Tuesday, March 2, 2010

Really, tears?

Leave me be -.-


[Mobile]
Honestly, you tear my heart apart. I don't know what to think.


[Mobile]

La la la

No. More. Tired!
Please :D


I feel like writing in italics right now.
Typing with a band-aid on mah thumb is not making things as simple as I would like. Ohhh mah gosh I don't know what to do or say -.- I feel, but I really don't know how to aid other than lending an ear.
Hmmm, I wonder if this is going to sort itself out at all, or if all of this advice is a sign that it should not be something to continue? I'd rather that not be the answer and rather just find some joy. He says you are a good friend. You are. You both are, really.

... Even if it does add to the list of things that can hurt you :P. <- Not connected to above.

Neat.

We will see how this goes then, shall we? A clean slate and you're even agreeing to make an effort towards my family. It'll take time, so don't stop trying after the first visit.
Off to Vancouver to see Dr. McDonald today. I might be driving. The thought intimidates me XD.
I think I am getting better. I believe the sickness may be starting to wane now... It'd be nice for the tiredness to go away so I'm not relatively sleepy all day anymore!
I enjoy my new application on my telephone! It's rather interesting. Hopefully I can get it to work properly.


[Mobile]

Monday, March 1, 2010

Ummm.

I wish I understood what was going on a little bit more. I don't think I know anymore...
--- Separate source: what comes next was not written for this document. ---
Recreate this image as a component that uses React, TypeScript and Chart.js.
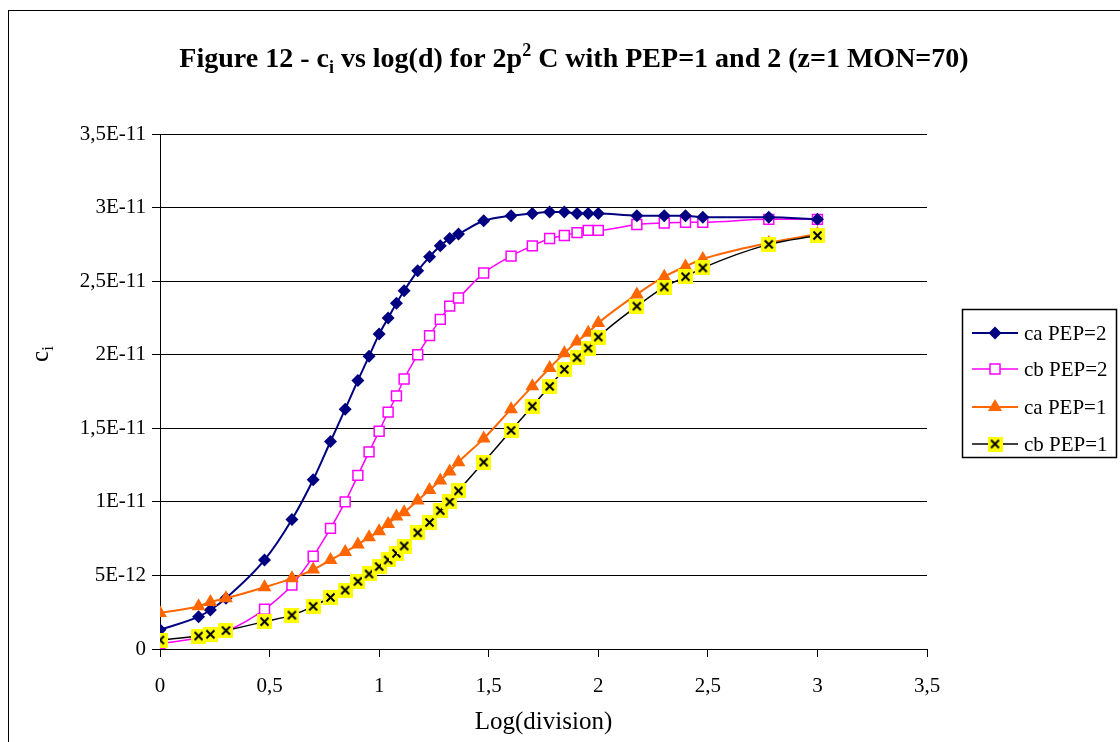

You know, I enjoy us. We are good together. Sometimes there are these painfully annoying conflicts but they usually disappear without a hitch once someone's mood changes. That italicised doesn't really imply anything, I just wanted to use it...
Nope, I am NOT speaking of my beau, here.

Speaking of him now, though! IT IS MARCH FIRST! Does anyone else realize this?! 9 days until TWO WHOLE YEARS! I find this difficult to believe!